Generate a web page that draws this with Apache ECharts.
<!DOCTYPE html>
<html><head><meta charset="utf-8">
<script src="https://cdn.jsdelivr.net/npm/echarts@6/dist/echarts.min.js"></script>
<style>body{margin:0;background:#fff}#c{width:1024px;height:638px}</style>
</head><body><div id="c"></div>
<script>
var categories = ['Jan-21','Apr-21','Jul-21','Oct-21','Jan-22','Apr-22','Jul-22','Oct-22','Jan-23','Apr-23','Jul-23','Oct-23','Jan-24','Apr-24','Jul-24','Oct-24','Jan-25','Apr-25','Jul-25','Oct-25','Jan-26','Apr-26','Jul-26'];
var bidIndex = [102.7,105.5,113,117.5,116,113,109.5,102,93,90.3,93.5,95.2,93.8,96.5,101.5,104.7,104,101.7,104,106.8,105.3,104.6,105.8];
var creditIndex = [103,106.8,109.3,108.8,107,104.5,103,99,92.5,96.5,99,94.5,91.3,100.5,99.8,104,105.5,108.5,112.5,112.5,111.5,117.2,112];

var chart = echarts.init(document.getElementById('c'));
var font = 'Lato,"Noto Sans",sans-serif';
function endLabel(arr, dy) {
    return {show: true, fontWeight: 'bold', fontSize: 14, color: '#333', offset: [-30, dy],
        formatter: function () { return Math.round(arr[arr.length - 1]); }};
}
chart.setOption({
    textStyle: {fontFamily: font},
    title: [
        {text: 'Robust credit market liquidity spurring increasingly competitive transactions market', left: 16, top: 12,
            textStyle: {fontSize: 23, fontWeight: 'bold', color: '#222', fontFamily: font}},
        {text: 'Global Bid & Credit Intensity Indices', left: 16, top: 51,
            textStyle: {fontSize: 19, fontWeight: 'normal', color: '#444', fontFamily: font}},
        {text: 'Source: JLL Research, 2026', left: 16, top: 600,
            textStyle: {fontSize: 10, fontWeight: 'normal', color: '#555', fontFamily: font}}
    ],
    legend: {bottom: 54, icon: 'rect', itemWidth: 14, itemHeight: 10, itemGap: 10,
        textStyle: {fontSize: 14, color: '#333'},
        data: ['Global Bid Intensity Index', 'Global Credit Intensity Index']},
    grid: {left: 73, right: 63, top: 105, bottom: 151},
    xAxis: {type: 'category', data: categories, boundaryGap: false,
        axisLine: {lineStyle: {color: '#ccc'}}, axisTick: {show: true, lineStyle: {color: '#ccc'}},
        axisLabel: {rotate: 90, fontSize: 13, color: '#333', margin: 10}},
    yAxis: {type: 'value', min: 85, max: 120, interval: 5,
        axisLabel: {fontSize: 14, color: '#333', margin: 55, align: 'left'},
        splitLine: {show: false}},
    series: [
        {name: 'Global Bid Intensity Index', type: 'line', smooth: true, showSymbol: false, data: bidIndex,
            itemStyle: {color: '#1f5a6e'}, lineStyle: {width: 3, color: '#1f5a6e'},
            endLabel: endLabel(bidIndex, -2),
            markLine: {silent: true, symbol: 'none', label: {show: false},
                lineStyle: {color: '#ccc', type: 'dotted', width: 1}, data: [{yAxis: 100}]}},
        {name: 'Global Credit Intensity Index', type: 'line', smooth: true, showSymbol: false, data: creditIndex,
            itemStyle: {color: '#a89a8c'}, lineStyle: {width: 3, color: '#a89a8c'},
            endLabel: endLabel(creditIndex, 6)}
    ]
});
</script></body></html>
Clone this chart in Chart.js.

▬▬▬▬▬▬▬▬▬▬

Work to be completed
Copy the material above back out, exactly as written.

Result for this task
Generate a web page that draws this with Apache ECharts.
<!DOCTYPE html>
<html><head><meta charset="utf-8">
<script src="https://cdn.jsdelivr.net/npm/echarts@6/dist/echarts.min.js"></script>
<style>body{margin:0;background:#fff}#c{width:1024px;height:638px}</style>
</head><body><div id="c"></div>
<script>
var categories = ['Jan-21','Apr-21','Jul-21','Oct-21','Jan-22','Apr-22','Jul-22','Oct-22','Jan-23','Apr-23','Jul-23','Oct-23','Jan-24','Apr-24','Jul-24','Oct-24','Jan-25','Apr-25','Jul-25','Oct-25','Jan-26','Apr-26','Jul-26'];
var bidIndex = [102.7,105.5,113,117.5,116,113,109.5,102,93,90.3,93.5,95.2,93.8,96.5,101.5,104.7,104,101.7,104,106.8,105.3,104.6,105.8];
var creditIndex = [103,106.8,109.3,108.8,107,104.5,103,99,92.5,96.5,99,94.5,91.3,100.5,99.8,104,105.5,108.5,112.5,112.5,111.5,117.2,112];

var chart = echarts.init(document.getElementById('c'));
var font = 'Lato,"Noto Sans",sans-serif';
function endLabel(arr, dy) {
    return {show: true, fontWeight: 'bold', fontSize: 14, color: '#333', offset: [-30, dy],
        formatter: function () { return Math.round(arr[arr.length - 1]); }};
}
chart.setOption({
    textStyle: {fontFamily: font},
    title: [
        {text: 'Robust credit market liquidity spurring increasingly competitive transactions market', left: 16, top: 12,
            textStyle: {fontSize: 23, fontWeight: 'bold', color: '#222', fontFamily: font}},
        {text: 'Global Bid & Credit Intensity Indices', left: 16, top: 51,
            textStyle: {fontSize: 19, fontWeight: 'normal', color: '#444', fontFamily: font}},
        {text: 'Source: JLL Research, 2026', left: 16, top: 600,
            textStyle: {fontSize: 10, fontWeight: 'normal', color: '#555', fontFamily: font}}
    ],
    legend: {bottom: 54, icon: 'rect', itemWidth: 14, itemHeight: 10, itemGap: 10,
        textStyle: {fontSize: 14, color: '#333'},
        data: ['Global Bid Intensity Index', 'Global Credit Intensity Index']},
    grid: {left: 73, right: 63, top: 105, bottom: 151},
    xAxis: {type: 'category', data: categories, boundaryGap: false,
        axisLine: {lineStyle: {color: '#ccc'}}, axisTick: {show: true, lineStyle: {color: '#ccc'}},
        axisLabel: {rotate: 90, fontSize: 13, color: '#333', margin: 10}},
    yAxis: {type: 'value', min: 85, max: 120, interval: 5,
        axisLabel: {fontSize: 14, color: '#333', margin: 55, align: 'left'},
        splitLine: {show: false}},
    series: [
        {name: 'Global Bid Intensity Index', type: 'line', smooth: true, showSymbol: false, data: bidIndex,
            itemStyle: {color: '#1f5a6e'}, lineStyle: {width: 3, color: '#1f5a6e'},
            endLabel: endLabel(bidIndex, -2),
            markLine: {silent: true, symbol: 'none', label: {show: false},
                lineStyle: {color: '#ccc', type: 'dotted', width: 1}, data: [{yAxis: 100}]}},
        {name: 'Global Credit Intensity Index', type: 'line', smooth: true, showSymbol: false, data: creditIndex,
            itemStyle: {color: '#a89a8c'}, lineStyle: {width: 3, color: '#a89a8c'},
            endLabel: endLabel(creditIndex, 6)}
    ]
});
</script></body></html>
Clone this chart in Chart.js.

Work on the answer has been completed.